THE building owned by the Metropolitan Cebu Water District (MCWD) currently housing some offices of Cebu City Hall will soon be put up for bidding.
This was the latest pronouncement of MCWD board of directors (BOD) chairman Jose Daluz III after a series of failed negotiations between the Cebu City Government and MCWD over the building’s rental.
In an interview with SunStar Cebu on its online news and commentary program “Beyond the Headlines” Monday, Jan. 15, 2024, Daluz said the City can still participate in the bidding.
“If they can match our terms, they will stay. If another entity wins, they need to vacate the building,” said Daluz in a mix of Cebuano and English.
Currently, Daluz said the MCWD management is still finalizing the terms for the bidding for the lease of the building.
He said they would soon be demanding that City Hall vacate the building but assured that due process will be observed.
He said the water district is not after the revenue it will get from the lease, but they are bound to maximize the use of their properties.
In a press statement in August 2023, after the MCWD BOD passed a resolution on May 18 of that year, approving the rental rate proposal to the City amounting to P700,000 a month and authorizing the MCWD general manager to negotiate with the City about the lease, MCWD sent the proposed lease contract to the Office of the Mayor on May 26.
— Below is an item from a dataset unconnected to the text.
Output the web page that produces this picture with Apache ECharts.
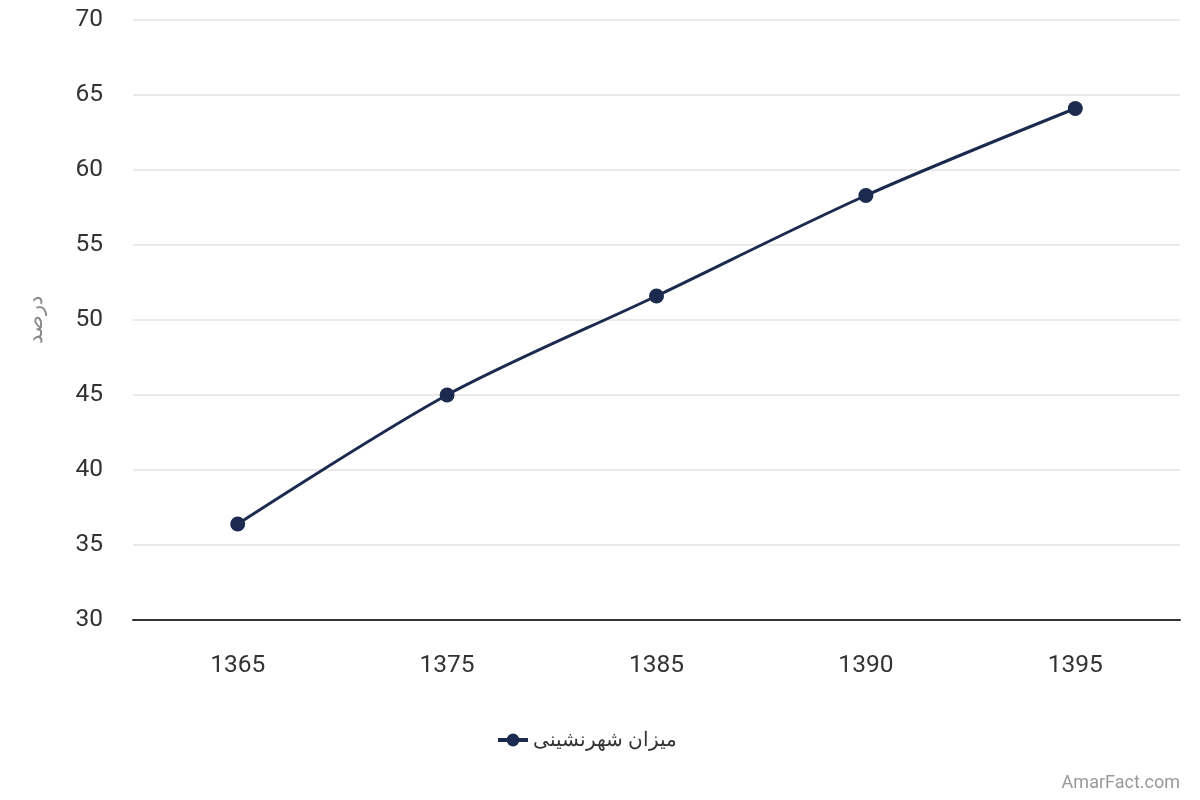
<!DOCTYPE html>
<html><head><meta charset="utf-8">
<script src="https://cdn.jsdelivr.net/npm/echarts@6/dist/echarts.min.js"></script>
<style>html,body{margin:0;padding:0;background:#fff}#c{width:1200px;height:800px}</style>
</head><body><div id="c"></div>
<script>
const categories = ['1365', '1375', '1385', '1390', '1395'];
const urbanRate = [36.4, 45.0, 51.6, 58.3, 64.1];
const seriesName = 'میزان شهرنشینی';
const yAxisName = 'درصد';

const chart = echarts.init(document.getElementById('c'));
chart.setOption({
  animation: false,
  grid: { left: 133, right: 20, top: 20, bottom: 180 },
  xAxis: {
    type: 'category', data: categories, boundaryGap: true,
    axisLine: { lineStyle: { color: '#333', width: 2 } },
    axisTick: { show: false },
    axisLabel: { color: '#333', fontSize: 24.5, margin: 33, fontFamily: 'Roboto' }
  },
  yAxis: {
    type: 'value', min: 30, max: 70, interval: 5,
    name: yAxisName, nameLocation: 'middle', nameGap: 86, nameRotate: 90,
    nameTextStyle: { color: '#888', fontSize: 21, fontFamily: 'Noto Sans' },
    axisLine: { show: false }, axisTick: { show: false },
    axisLabel: { color: '#333', fontSize: 24.5, margin: 30, fontFamily: 'Roboto' },
    splitLine: { lineStyle: { color: '#e3e3e3', width: 1.5 } }
  },
  legend: {
    bottom: 45, left: 491, itemWidth: 30, itemHeight: 16, itemGap: 10,
    textStyle: { color: '#333', fontSize: 20, fontFamily: 'Noto Sans' },
    itemStyle: { color: '#1b2a4e' },
    lineStyle: { width: 4 },
    data: [seriesName]
  },
  graphic: [{
    type: 'text', right: 20, bottom: 8,
    style: { text: 'AmarFact.com', fill: '#999', fontSize: 18, fontFamily: 'Roboto' }
  }],
  series: [{
    name: seriesName, type: 'line', data: urbanRate, smooth: 0.3,
    symbol: 'circle', symbolSize: 15,
    lineStyle: { color: '#1b2a4e', width: 3 },
    itemStyle: { color: '#1b2a4e' }
  }]
});
</script></body></html>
MCWD said the City responded on July 5 with lawyers Luigine Christi Chan and Lyndon Bernardo Basan stating that “the terms and conditions in the Draft Contract of Lease are in accordance with the law, morals, public policy and good customs.”
However, MCWD said it received an email from the mayor’s office on July 24 containing the City’s counterproposal of the P200,000 rental rate, which was conveyed through lawyer John Michael Lequigan.
Based on the Facebook post of the Cebu City News and Information Office, the City opened the satellite office in July 2023.
Offices under the executive department that are not policy-determining offices but were located in the Legislative Building, were transferred to the satellite office, including the Division for the Welfare of the Urban Poor, and the City Hospitalization Assistance Management Program, among others.
Daluz said the City was able to stay that long in the MCWD-owned building without paying any rent “by the tolerance” of the water district.
“We give favor to Cebu City because they are a government,” said Daluz.
Daluz said the City started doing renovation works on the building in March 2023, more than a year since it was vacated by a retail store that used to occupy the building for 15 years. Its contract with MCWD was not renewed when it expired in September 2021.
Daluz said Cebu City Mayor Michael Rama talked about the possibility of a usufruct agreement, but the MCWD management pointed out that it would mean a loss in revenue.
“Rules when it comes to government to government is not that strict. Usufruct is also an option, but we have to maximize our properties,” said Daluz.
A usufruct is a legal right accorded to a party that confers the temporary right to use and derive income or benefit from someone else’s property.
He said the negotiation between the City and MCWD then started.
In an interview last Jan. 7, Daluz said it is futile to continue negotiating with the City since they continue to disagree on the price, deposits, and other terms even months after the City occupied the building.
SunStar Cebu sought City Administrator Collin Rosell’s opinion about the matter, but he has yet to respond as of writing.